One of the many challenges faced by customers today is the tracking and blocking denial-of-service (DoS) attacks. Counteracting a DoS attack involves intrusion detection, source tracking, and blocking. This functionality addresses the need for source tracking.
To trace attacks, NetFlow and access control lists (ACLs) have been used. To block attacks, committed access rate (CAR) and ACLs have been used. Support for these features on the Cisco 12000 series Internet router has depended on the type of line card used. Support for these features on the Cisco 7500 series routers depends upon the type of port adapter used. There is, therefore, a need to develop a way to receive information that both traces the source of an attack and is supported on all line cards and port adapters.
Normally, when you identify the host that is subject to a DoS attack, you must determine the network ingress point to effectively block the attack. This process starts at the router closest to the host.
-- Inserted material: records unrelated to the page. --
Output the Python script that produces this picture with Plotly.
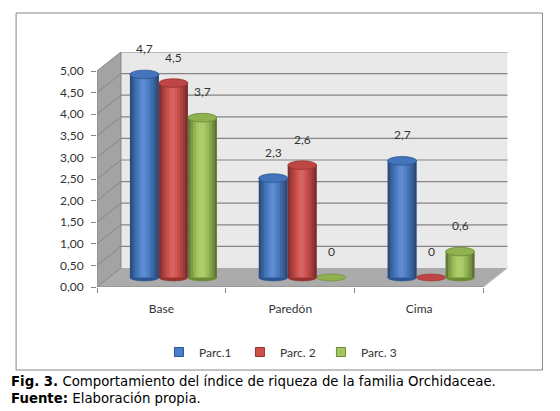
import plotly.graph_objects as go

# ---------------- data ----------------
categories = ["Base", "Paredón", "Cima"]
series_names = ["Parc.1", "Parc. 2", "Parc. 3"]
parc1 = [4.7, 2.3, 2.7]
parc2 = [4.5, 2.6, 0.0]
parc3 = [3.7, 0.0, 0.6]
y_tick_values = [0, 0.5, 1, 1.5, 2, 2.5, 3, 3.5, 4, 4.5, 5]
caption_line1 = "<b>Fig. 3.</b> Comportamiento del índice de riqueza de la familia Orchidaceae."
caption_line2 = "<b>Fuente:</b> Elaboración propia."

series_values = [parc1, parc2, parc3]

# ---------------- style / geometry ----------------
OFF = 8                                      # page body margin
W, H = 560 - OFF, 411 - OFF
PL, PR, PT, PB = 97 - OFF, 508.5 - OFF, 52 - OFF, 287 - OFF   # plot area in pixels
X0, X1 = -0.5, 2.69                          # x range (category units)
YMAX = 5.44                                  # y range top (value units)
DX, DY = 0.186, 0.44                         # depth of the 3-D box
BW = 0.225                                   # cylinder width
EH = 0.2                                     # ellipse height (value units)

body = ["#4A7EC8", "#D0504E", "#A2C65C"]
topc = ["#4374BC", "#BE4644", "#8FB24E"]
dark = ["#2C5592", "#963230", "#6A8A34"]
shade = [0.38, 0.22, 0.10, 0.0, -0.10, -0.12, -0.05, 0.05, 0.16, 0.28, 0.42]

FONT = "Lato"


def px2paper_x(px):
    return (px - OFF - PL) / (PR - PL)


def px2paper_y(py):
    return (PB - (py - OFF)) / (PB - PT)


fig = go.Figure()

shapes = []
# left side wall
shapes.append(dict(type="path", xref="x", yref="y",
                   path=f"M{X0},0 L{X0+DX},{DY} L{X0+DX},{5+DY} L{X0},5 Z",
                   fillcolor="#A3A3A3", line=dict(width=0), layer="below"))
# back wall
shapes.append(dict(type="rect", xref="x", yref="y", x0=X0 + DX, x1=2.5 + DX, y0=DY, y1=5 + DY,
                   fillcolor="#E9E9E9", line=dict(width=0), layer="below"))
# floor
shapes.append(dict(type="path", xref="x", yref="y",
                   path=f"M{X0},0 L2.5,0 L{2.5+DX},{DY} L{X0+DX},{DY} Z",
                   fillcolor="#ABABAB", line=dict(width=0), layer="below"))
# gridlines on back and side wall
for v in y_tick_values:
    if v > 0:
        shapes.append(dict(type="line", xref="x", yref="y", x0=X0 + DX, x1=2.5 + DX,
                           y0=v + DY, y1=v + DY, line=dict(color="#858585", width=1.2), layer="below"))
    shapes.append(dict(type="line", xref="x", yref="y", x0=X0, x1=X0 + DX,
                       y0=v, y1=v + DY, line=dict(color="#858585", width=1), layer="below"))
# floor edges
shapes.append(dict(type="line", xref="x", yref="y", x0=2.5, x1=2.5 + DX, y0=0, y1=DY,
                   line=dict(color="#C8C8C8", width=1), layer="below"))
shapes.append(dict(type="line", xref="x", yref="y", x0=X0 + DX, x1=X0 + DX, y0=DY, y1=5 + DY,
                   line=dict(color="#858585", width=1), layer="below"))
# front axis lines
shapes.append(dict(type="line", xref="x", yref="y", x0=X0, x1=X0, y0=0, y1=5,
                   line=dict(color="#868686", width=1)))
shapes.append(dict(type="line", xref="x", yref="y", x0=X0, x1=2.5, y0=0, y1=0,
                   line=dict(color="#868686", width=1)))

# bars (cylinders) on the mid-depth axes
offsets = [-1.5 * BW + s * BW for s in range(3)]
NS = len(shade)
annotations = []
for s, vals in enumerate(series_values):
    fig.add_trace(go.Bar(x=categories, y=vals, base=0, width=BW, offset=offsets[s],
                         marker=dict(color=body[s], line=dict(width=0)),
                         xaxis="x2", yaxis="y2", showlegend=False, hoverinfo="skip"))
    for k, a in enumerate(shade):
        col = f"rgba(0,0,0,{a})" if a >= 0 else f"rgba(255,255,255,{-a})"
        fig.add_trace(go.Bar(x=categories, y=vals, base=0, width=BW / NS,
                             offset=offsets[s] + k * BW / NS,
                             marker=dict(color=col, line=dict(width=0)),
                             xaxis="x2", yaxis="y2", showlegend=False, hoverinfo="skip"))
    for i, v in enumerate(vals):
        cx = i + offsets[s] + BW / 2
        # bottom ellipse
        shapes.append(dict(type="circle", xref="x2", yref="y2",
                           x0=cx - BW / 2, x1=cx + BW / 2, y0=-EH / 2 * 0.8, y1=EH / 2 * 0.8,
                           fillcolor=dark[s] if v > 0 else topc[s],
                           line=dict(width=0.6, color=dark[s]), layer="below"))
        if v > 0:
            shapes.append(dict(type="circle", xref="x2", yref="y2",
                               x0=cx - BW / 2, x1=cx + BW / 2, y0=v - EH / 2, y1=v + EH / 2,
                               fillcolor=topc[s], line=dict(width=0.8, color=dark[s])))
        txt = "0" if v == 0 else f"{v:.1f}".replace(".", ",")
        annotations.append(dict(xref="x2", yref="y2", x=cx, y=v, yshift=26, text=txt,
                                showarrow=False, font=dict(family=FONT, size=12, color="#333333")))
    # legend proxy
    fig.add_trace(go.Scatter(x=[None], y=[None], mode="markers", name=series_names[s],
                             marker=dict(symbol="square", size=9, color=body[s],
                                         line=dict(color=dark[s], width=1))))

# chart border
shapes.append(dict(type="rect", xref="paper", yref="paper",
                   x0=px2paper_x(16), x1=px2paper_x(543), y0=px2paper_y(370), y1=px2paper_y(13),
                   line=dict(color="#868686", width=1), fillcolor="rgba(0,0,0,0)"))

# caption
annotations.append(dict(xref="paper", yref="paper", x=px2paper_x(9), y=px2paper_y(381),
                        xanchor="left", yanchor="middle", text=caption_line1, showarrow=False,
                        font=dict(family="DejaVu Sans", size=13.3, color="#000000")))
annotations.append(dict(xref="paper", yref="paper", x=px2paper_x(9), y=px2paper_y(398),
                        xanchor="left", yanchor="middle", text=caption_line2, showarrow=False,
                        font=dict(family="DejaVu Sans", size=13.3, color="#000000")))

fig.update_layout(
    width=W, height=H,
    margin=dict(l=PL, r=W - PR, t=PT, b=H - PB, pad=0),
    paper_bgcolor="white", plot_bgcolor="rgba(0,0,0,0)",
    separators=", ",
    barmode="overlay",
    font=dict(family=FONT, size=12, color="#333333"),
    xaxis=dict(type="category", categoryorder="array", categoryarray=categories,
               range=[X0, X1], showgrid=False, zeroline=False, showline=False,
               ticks="outside", tickson="boundaries", ticklen=5, tickcolor="#868686",
               ticklabelstandoff=13, tickfont=dict(family=FONT, size=12, color="#333333")),
    yaxis=dict(range=[0, YMAX], tickvals=y_tick_values, tickformat=".2f",
               showgrid=False, zeroline=False, showline=False,
               ticks="outside", ticklen=5, tickcolor="#868686", ticklabelstandoff=5,
               tickfont=dict(family=FONT, size=12, color="#333333")),
    xaxis2=dict(type="category", categoryorder="array", categoryarray=categories,
                range=[X0 - DX / 2, X1 - DX / 2], overlaying="x", visible=False),
    yaxis2=dict(range=[-DY / 2, YMAX - DY / 2], overlaying="y", visible=False),
    legend=dict(orientation="h", x=px2paper_x(159), y=px2paper_y(352), xanchor="left",
                yanchor="middle", font=dict(family=FONT, size=12, color="#333333"),
                entrywidth=36, itemwidth=30, bgcolor="rgba(0,0,0,0)"),
    shapes=shapes,
    annotations=annotations,
)

fig.write_html("out.html")
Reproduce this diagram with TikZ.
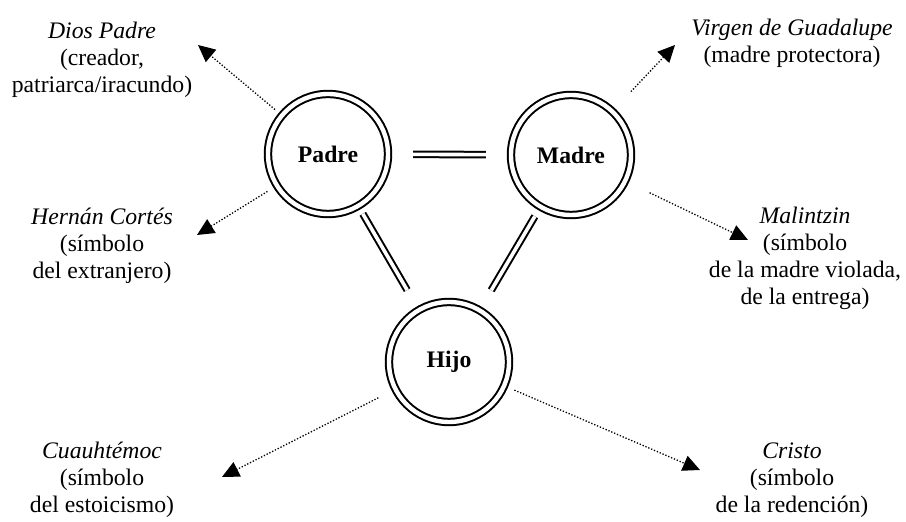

For example, in the figure below, you would start at Router A and try to determine the next upstream router to examine. Traditionally, you would apply an output ACL to the interface connecting to the host to log packets that match the ACL. The logging information is dumped to the router console or system log. You then have to analyze this information, and possibly go through several ACLs in succession to identify the input interface for the attack. In this case the information points back to Router B.
You then repeat this process on Router B, which leads back to Router C, an ingress point into the network. At this point you can use ACLs or CAR to block the attack. This procedure can require applying several ACLs that generate an excessive amount of output to analyze, making this procedure cumbersome and error prone.